Do this: Write each line of the material exactly as given, from the top through the line that contains "import numpy as np", and omit all pictures.

Supplied material:

————

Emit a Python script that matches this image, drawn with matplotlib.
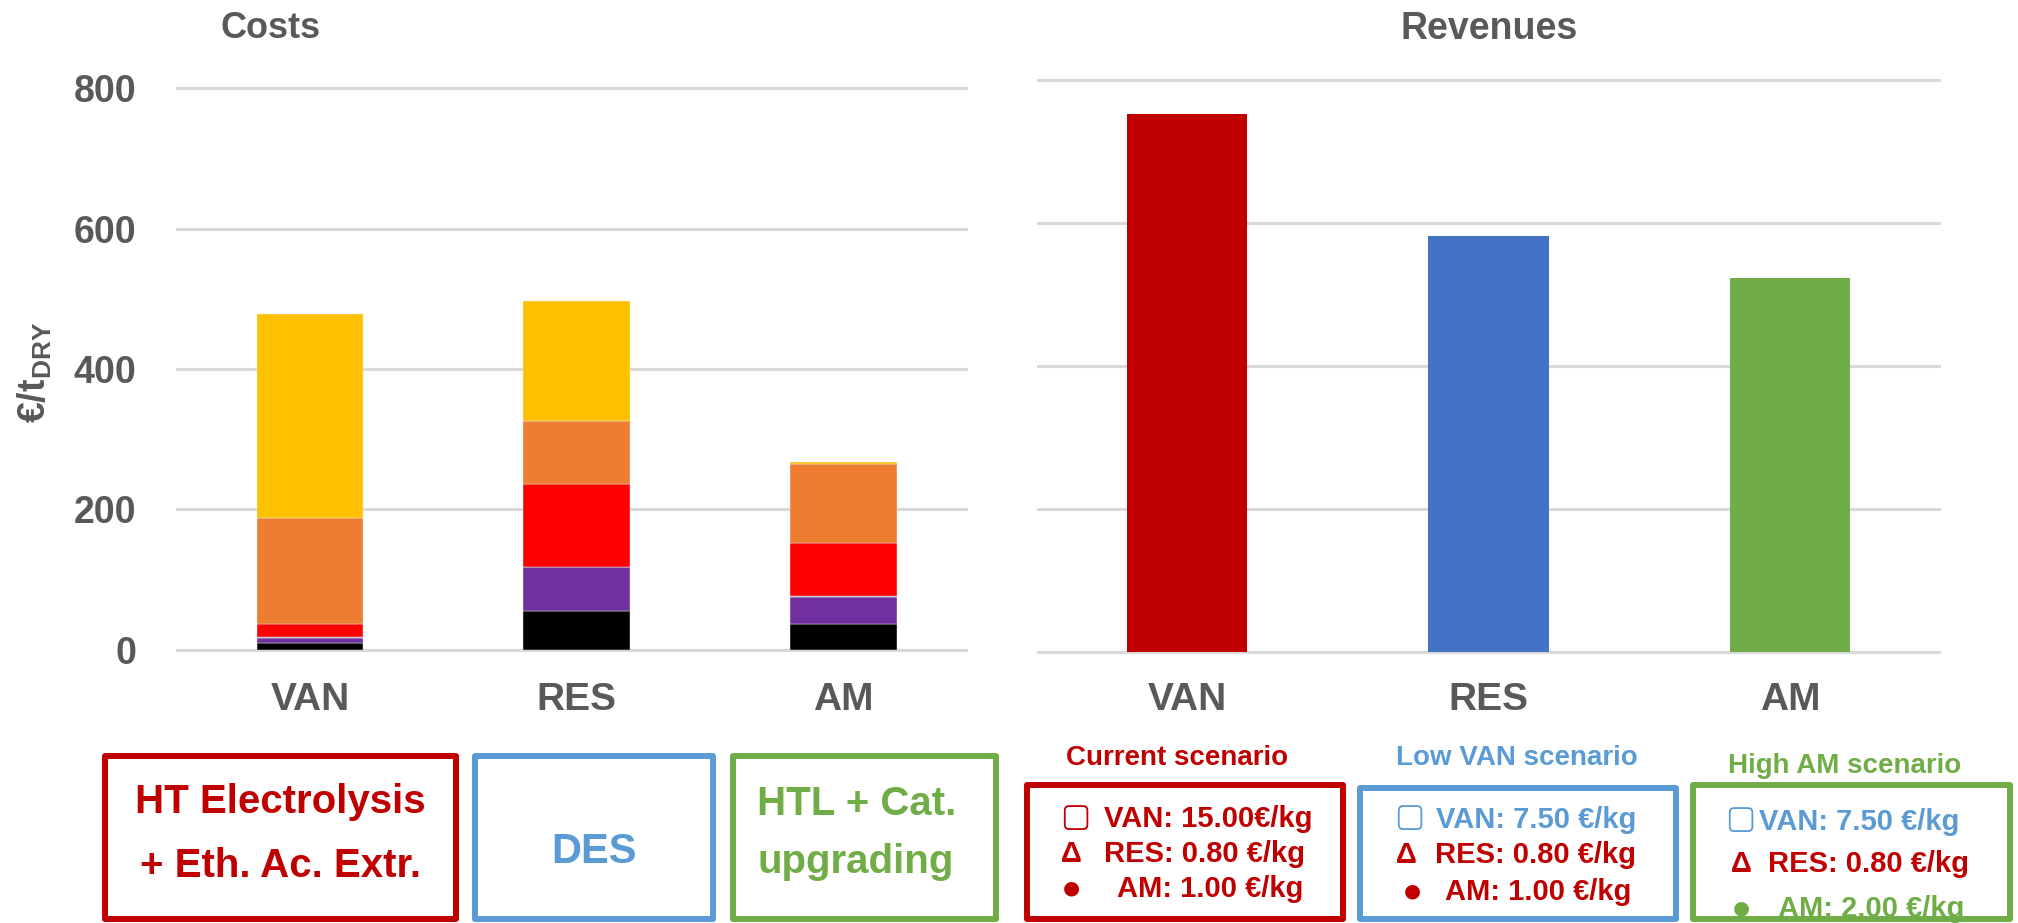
import matplotlib
matplotlib.use('Agg')
import matplotlib.pyplot as plt
from matplotlib.patches import Rectangle
import numpy as np

plt.rcParams['font.family'] = ['Liberation Sans', 'DejaVu Sans']
plt.rcParams['font.weight'] = 'bold'

# data
categories = ['VAN', 'RES', 'AM']
cost_black = [9.5, 54.5, 36.5]
cost_purple = [6.5, 63, 38]
cost_gray = [2.5, 0, 2]
cost_red = [18.5, 119, 75]
cost_orange = [151, 89.5, 113]
cost_yellow = [291, 170.5, 3.5]
revenues = [753, 582, 523]
yticks = [0, 200, 400, 600, 800]

cost_colors = ['#000000', '#7030A0', '#A5A5A5', '#FF0000', '#ED7D31', '#FFC000']
rev_colors = ['#C00000', '#4472C4', '#70AD47']
RED, BLUE, GREEN, GRAY = '#C00000', '#5B9BD5', '#70AD47', '#595959'

W, H = 2018, 923
fig = plt.figure(figsize=(W / 100, H / 100), dpi=100)


def frect(x0, y0, x1, y1):
    # pixel box (top-down) -> figure fraction rect
    return [x0 / W, 1 - y1 / H, (x1 - x0) / W, (y1 - y0) / H]


def ftext(x, y, s, **kw):
    kw.setdefault('va', 'baseline')
    return fig.text(x / W, 1 - y / H, s, **kw)


def fbox(x0, y0, x1, y1, color):
    fig.add_artist(Rectangle((x0 / W, 1 - y1 / H), (x1 - x0) / W, (y1 - y0) / H,
                             transform=fig.transFigure, fill=False, ec=color,
                             lw=4.3, joinstyle='round'))


# ---- costs (stacked) ----
ax1 = fig.add_axes(frect(176.7, 88.4, 966, 649.6))
x = np.arange(len(categories))
bottom = np.zeros(len(categories))
for vals, c in zip([cost_black, cost_purple, cost_gray, cost_red, cost_orange, cost_yellow], cost_colors):
    ax1.bar(x, vals, 0.4, bottom=bottom, color=c, edgecolor='#EDEDED', linewidth=0.3, zorder=3)
    bottom += np.array(vals)

# ---- revenues ----
ax2 = fig.add_axes(frect(1037.7, 80.3, 1939, 651.5))
ax2.bar(x, revenues, 0.4, color=rev_colors, zorder=3)

for ax in (ax1, ax2):
    ax.set_ylim(0, 800)
    for s in ax.spines.values():
        s.set_visible(False)
    for v in yticks:
        ax.axhline(v, color='#D9D9D9', lw=2.2, zorder=1, clip_on=False)
    ax.set_xticks(x)
    ax.set_xticklabels(categories, fontsize=28, color=GRAY, fontweight='bold')
    ax.tick_params(axis='both', length=0)
ax1.set_xlim(-0.5, 2.46)
ax2.set_xlim(-0.495, 2.494)
ax1.tick_params(axis='x', pad=23)
ax2.tick_params(axis='x', pad=22)
ax1.set_yticks(yticks)
ax1.set_yticklabels([str(v) for v in yticks], fontsize=27, color=GRAY, fontweight='bold')
ax1.tick_params(axis='y', pad=29)
ax2.set_yticks(yticks)
ax2.set_yticklabels([])

# titles and axis label
ftext(271, 38, 'Costs', ha='center', fontsize=26, color=GRAY)
ftext(1489, 39, 'Revenues', ha='center', fontsize=27, color=GRAY)
ftext(35, 372, r'€/t$_{\mathregular{DRY}}$', ha='center', va='center', rotation=90,
      fontsize=27, color=GRAY)

# ---- process boxes under the costs chart ----
fbox(105, 756, 456, 919, RED)
fbox(475, 756, 713, 919, BLUE)
fbox(733, 756, 996, 919, GREEN)
ftext(280, 813, 'HT Electrolysis', ha='center', fontsize=29, color=RED)
ftext(280, 877, '+ Eth. Ac. Extr.', ha='center', fontsize=29, color=RED)
ftext(594, 863, 'DES', ha='center', fontsize=30, color=BLUE)
ftext(757, 815, 'HTL + Cat.', ha='left', fontsize=29, color=GREEN)
ftext(757, 873, 'upgrading', ha='left', fontsize=29, color=GREEN)

# ---- scenario boxes under the revenues chart ----
scenario_titles = ['Current scenario', 'Low VAN scenario', 'High AM scenario']
scenario_colors = [RED, BLUE, GREEN]
van_prices = ['VAN: 15.00€/kg', 'VAN: 7.50 €/kg', 'VAN: 7.50 €/kg']
res_prices = ['RES: 0.80 €/kg', 'RES: 0.80 €/kg', 'RES: 0.80 €/kg']
am_prices = ['AM: 1.00 €/kg', 'AM: 1.00 €/kg', 'AM: 2.00 €/kg']
line_colors = [[RED, RED, RED], [BLUE, RED, RED], [BLUE, RED, GREEN]]

box_x = [(1027, 1343), (1360, 1676), (1693, 2010)]
box_top = [785, 788, 785]
title_pos = [(1177, 765), (1517, 765), (1845, 773)]
sym_cx = [(1075, 1071, 1071), (1409, 1406, 1412), (1740, 1741, 1741)]
lab_x = [(1104, 1104, 1117), (1436, 1435, 1445), (1759, 1768, 1778)]
base_y = [(827, 862, 897), (828, 863, 900), (830, 872, 917)]

for i in range(3):
    fbox(box_x[i][0], box_top[i], box_x[i][1], 919, scenario_colors[i])
    ftext(title_pos[i][0], title_pos[i][1], scenario_titles[i], ha='center',
          fontsize=20, color=scenario_colors[i])
    labels = [van_prices[i], res_prices[i], am_prices[i]]
    cols = line_colors[i]
    # square, delta, dot markers in front of each price
    ftext(sym_cx[i][0], base_y[i][0] - 10, '▢', ha='center', va='center',
          fontsize=23, color=cols[0], family='DejaVu Sans', fontweight='bold')
    ftext(sym_cx[i][1], base_y[i][1], 'Δ', ha='center', fontsize=21, color=cols[1])
    ftext(sym_cx[i][2], base_y[i][2] - 9, '●', ha='center', va='center',
          fontsize=14, color=cols[2], family='DejaVu Sans')
    for j in range(3):
        ftext(lab_x[i][j], base_y[i][j], labels[j], ha='left', fontsize=21, color=cols[j])

fig.savefig('out.png', dpi=100)
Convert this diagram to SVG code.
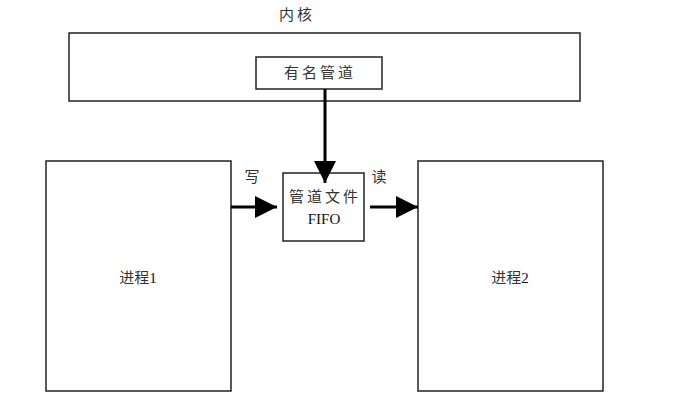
<svg xmlns="http://www.w3.org/2000/svg" width="690" height="399" viewBox="0 0 690 399">
<defs>
<style>
.box{fill:#fff;stroke:#222;stroke-width:1.5}
.t{font-family:"Liberation Serif","Noto Sans CJK SC",serif;font-size:15px;fill:#333;text-anchor:middle;dominant-baseline:central}
.ls{letter-spacing:3px}
.d{fill:#111}
.arr{stroke:#000;stroke-width:3;fill:none}
</style>
<marker id="ah" markerUnits="userSpaceOnUse" markerWidth="22" markerHeight="22" refX="22" refY="11" orient="auto">
<path d="M0,0 L22,11 L0,22 Z" fill="#000"/>
</marker>
</defs>
<rect width="690" height="399" fill="#fff"/>
<text class="t ls" x="297" y="15">内核</text>
<g id="kernel"><rect class="box" x="69" y="33" width="511" height="68"/></g>
<g id="named-pipe"><rect class="box" x="256" y="57" width="126" height="32"/><text class="t ls" x="320" y="73">有名管道</text></g>
<g id="fifo"><rect class="box" x="283" y="173" width="81" height="68"/><text class="t ls" x="325" y="197">管道文件</text><text class="t d" x="324" y="219">FIFO</text></g>
<g id="proc1"><rect class="box" x="46" y="161" width="185" height="230"/><text class="t" x="138" y="278">进程<tspan class="d">1</tspan></text></g>
<g id="proc2"><rect class="box" x="418" y="161" width="185" height="230"/><text class="t" x="510" y="278">进程<tspan class="d">2</tspan></text></g>
<g id="connectors">
<line class="arr" x1="325" y1="89" x2="325" y2="183" marker-end="url(#ah)"/>
<line class="arr" x1="231" y1="207" x2="277" y2="207" marker-end="url(#ah)"/>
<line class="arr" x1="370" y1="207" x2="418" y2="207" marker-end="url(#ah)"/>
<text class="t" x="252" y="177">写</text>
<text class="t" x="379" y="177">读</text>
</g>
</svg>
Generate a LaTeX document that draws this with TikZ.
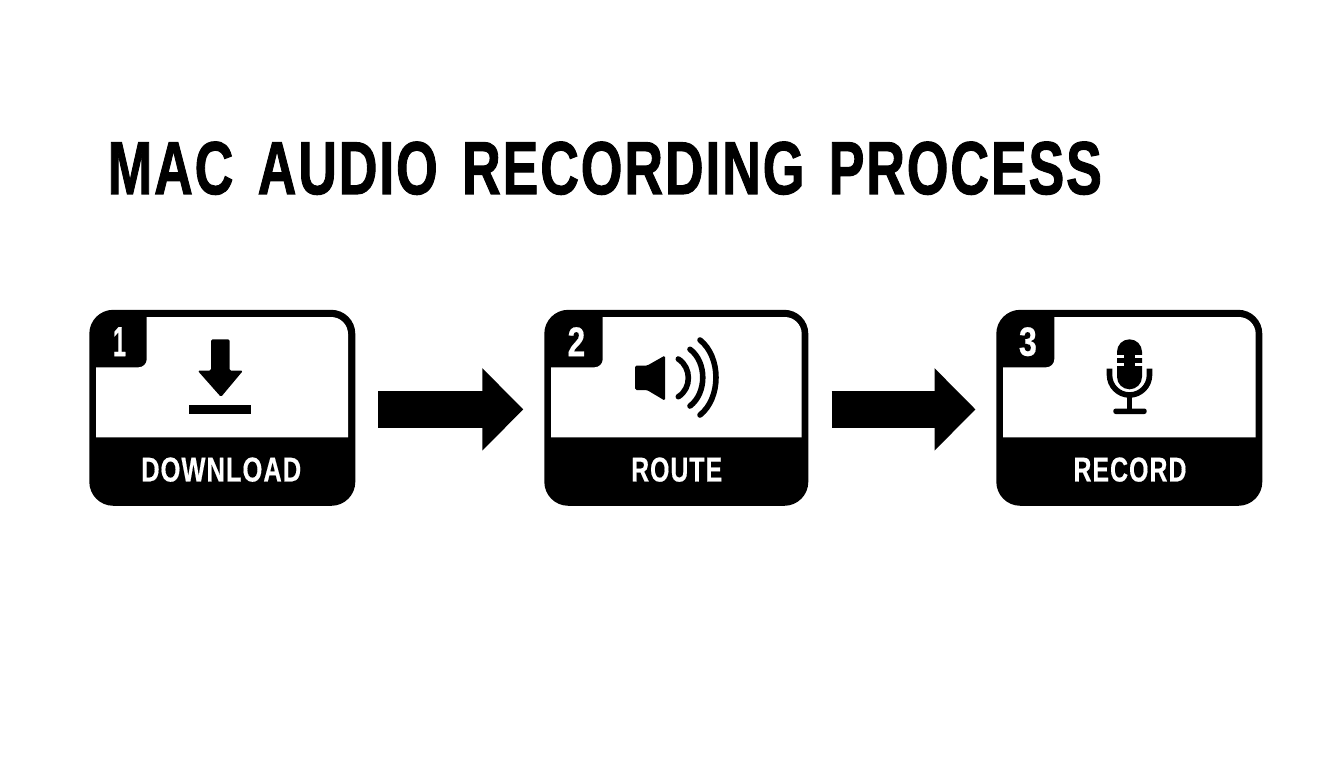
\documentclass[tikz,border=0pt]{standalone}
\usepackage{fontspec}
\usepackage{graphicx}
\usetikzlibrary{arrows.meta}
\newfontfamily\titlefont[FakeBold=1.6,LetterSpace=3.5,WordSpace=1.45]{Liberation Sans Bold}
\newfontfamily\labelfont[FakeBold=0.5,LetterSpace=4,WordSpace=1]{Liberation Sans Bold}
\newcommand{\fitbox}[3]{\resizebox*{#1pt}{#2pt}{#3}}
\tikzset{
  cardbox/.style={draw=none,fill=black,rounded corners=24pt,inner sep=0pt,minimum height=196pt},
  txt/.style={inner sep=0pt,anchor=north west},
  lbl/.style={txt,text=white},
  blockarrow/.style={line width=36.7pt,draw=black,-{Triangle[length=41pt,width=80pt]}},
  icon/.style={fill=black,draw=none},
  wave/.style={line width=5.6pt,line cap=round,draw=black},
}
\begin{document}
\begin{tikzpicture}[x=1pt,y=-1pt]
\useasboundingbox (0,0) rectangle (1344,768);
\fill[white] (0,0) rectangle (1344,768);
% title
\node[txt] (title) at (107.5,141.5) {\fitbox{994}{53}{\titlefont MAC AUDIO RECORDING PROCESS}};
% cards
\node[cardbox,minimum width=266pt] (card1) at (222.3,407.8) {};
\node[cardbox,minimum width=264pt] (card2) at (676.3,407.8) {};
\node[cardbox,minimum width=266pt] (card3) at (1129.3,407.8) {};
% windows
\fill[white] (96,367.3) -- (138.7,367.3) .. controls (143.1,367.3) and (146.7,363.7) .. (146.7,359.3) -- (146.7,317) -- (331,317) .. controls (340.4,317) and (348,324.6) .. (348,334) -- (348,437.3) -- (96,437.3) -- cycle;
\fill[white] (551,367.3) -- (594.7,367.3) .. controls (599.1,367.3) and (602.7,363.7) .. (602.7,359.3) -- (602.7,317) -- (784.7,317) .. controls (794.1,317) and (801.7,324.6) .. (801.7,334) -- (801.7,437.3) -- (551,437.3) -- cycle;
\fill[white] (1003,367.3) -- (1046.3,367.3) .. controls (1050.7,367.3) and (1054.3,363.7) .. (1054.3,359.3) -- (1054.3,317) -- (1238.7,317) .. controls (1248.1,317) and (1255.7,324.6) .. (1255.7,334) -- (1255.7,437.3) -- (1003,437.3) -- cycle;
% numbers
\node[lbl] (num1) at (112.7,327) {\fitbox{13}{29}{\labelfont 1}};
\node[lbl] (num2) at (567.3,327) {\fitbox{17.7}{29}{\labelfont 2}};
\node[lbl] (num3) at (1018.7,327) {\fitbox{18}{29}{\labelfont 3}};
% labels
\node[lbl] (lab1) at (141,457.2) {\fitbox{160}{24.4}{\labelfont DOWNLOAD}};
\node[lbl] (lab2) at (631,457.2) {\fitbox{91}{24.4}{\labelfont ROUTE}};
\node[lbl] (lab3) at (1073.3,457.2) {\fitbox{113}{24.4}{\labelfont RECORD}};
% download icon
\fill[icon,rounded corners=1.5pt] (211,339.3) -- (229.7,339.3) -- (229.7,370.7) -- (243,370.7) -- (221,397) -- (197.7,370.7) -- (211,370.7) -- cycle;
\fill[icon] (189.3,405) rectangle (251,414);
% speaker icon
\fill[icon,rounded corners=1.5pt] (635,365.7) -- (647,365.7) -- (665,355.5) -- (665,400.7) -- (647,390) -- (635,390) -- cycle;
\draw[wave] (678.3,359) .. controls (691.7,367.5) and (691.7,388.5) .. (678.3,396.7);
\draw[wave] (690,349.3) .. controls (707,362) and (707,393) .. (690,406);
\draw[wave] (700,340) .. controls (721.3,357) and (721.3,398) .. (700,415);
% microphone icon
\fill[icon] (1117,351.8) .. controls (1117,344.9) and (1122.6,339.3) .. (1129.5,339.3) .. controls (1136.4,339.3) and (1142,344.9) .. (1142,351.8) -- (1142,376.8) .. controls (1142,383.7) and (1136.4,389.3) .. (1129.5,389.3) .. controls (1122.6,389.3) and (1117,383.7) .. (1117,376.8) -- cycle;
\draw[white,line width=3.2pt] (1116,356.3) -- (1124,356.3) (1135,356.3) -- (1143,356.3) (1116,364.3) -- (1124,364.3) (1135,364.3) -- (1143,364.3);
\draw[black,line width=5.6pt] (1109.5,368.7) -- (1109.5,375) .. controls (1109.5,386) and (1118.5,395) .. (1129.5,395) .. controls (1140.5,395) and (1149.5,386) .. (1149.5,375) -- (1149.5,368.7);
\fill[icon] (1127.3,396) rectangle (1131.7,410);
\fill[icon,rounded corners=2.4pt] (1113.3,408.5) rectangle (1146.7,414);
% connectors
\draw[blockarrow,shorten <=22.8pt,shorten >=20.8pt] ([yshift=-1.6pt]card1.east) -- ([yshift=-1.6pt]card2.west);
\draw[blockarrow,shorten <=23pt,shorten >=20.6pt] ([yshift=-1.6pt]card2.east) -- ([yshift=-1.6pt]card3.west);
\end{tikzpicture}
\end{document}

————

Complete response:
Emit a Python script that matches this image, drawn with matplotlib.
import matplotlib
matplotlib.use('Agg')
import matplotlib.pyplot as plt
from matplotlib.patches import Rectangle
import numpy as np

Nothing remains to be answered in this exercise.